La poesía de finales del siglo XIX y principios
del XX volvió más oscura dicha relación. El ánima
y su prisión no es ya una cuestión moral, aunque sí teológica. Se trata del
concepto de la desesperación de una conciencia que encuentra su voz en el
vacío, sin que esto signifique un sitial seguro o estable. Así, Ramón López Velarde cifró en versos su
aullido, en “Un lacónico grito…”
La imagen del cuerpo y el alma se hacen presentes,
en correlación dialéctica con la amada y su belleza:
Mi corazón te dice: “Rosa intacta,
vas dibujada en mí con un dibujo
incólume, e irradias en mi sombra
como un diamante en un raso de lujo”.
Mi corazón olvida
que engendrará al gusano
mayor, en una asfixia corrompida.
La lección lopezvelardeana no indica
un ideal por establecer un mundo afable, que cuide el sentimiento moral. Lo que
explora es la oscuridad de la metáfora, el discernimiento entre conciencia y
cuerpo, que no se desvive por sí, sino en la blancura y anhelo.

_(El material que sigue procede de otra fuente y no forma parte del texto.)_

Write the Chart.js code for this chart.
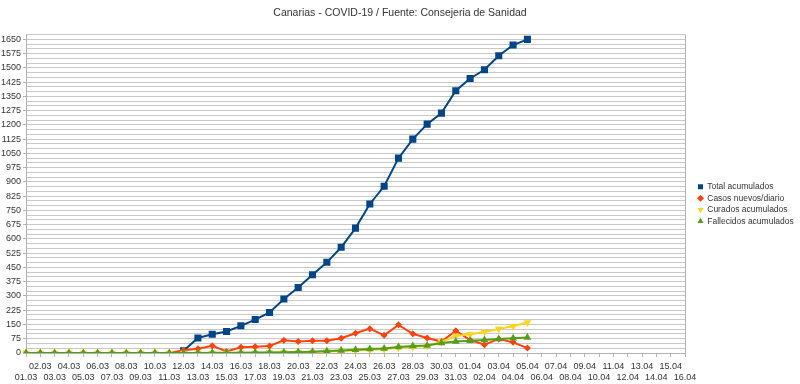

Tú misma, blanca ala que te elevas
en mi horizonte, con las compostura
beata de las palomas de los púlpitos,
y que has compendiado en tu blancura
un anhelo infinito,
sólo serás en breve
un lacónico grito
y un desastre de plumas, cual rizada
y dispersada nieve.
Entonces,
tanto el alma como el cuerpo son breves suspiros de un mundo abierto al vacío, no
infinitud. Se trata del terror de la conciencia, que no encuentra seguridad, ni
en las palabras, ni en la blancura de conciencia. Es el inicio de una voz
nihilista, que por su grito transita en su pulcra soledad.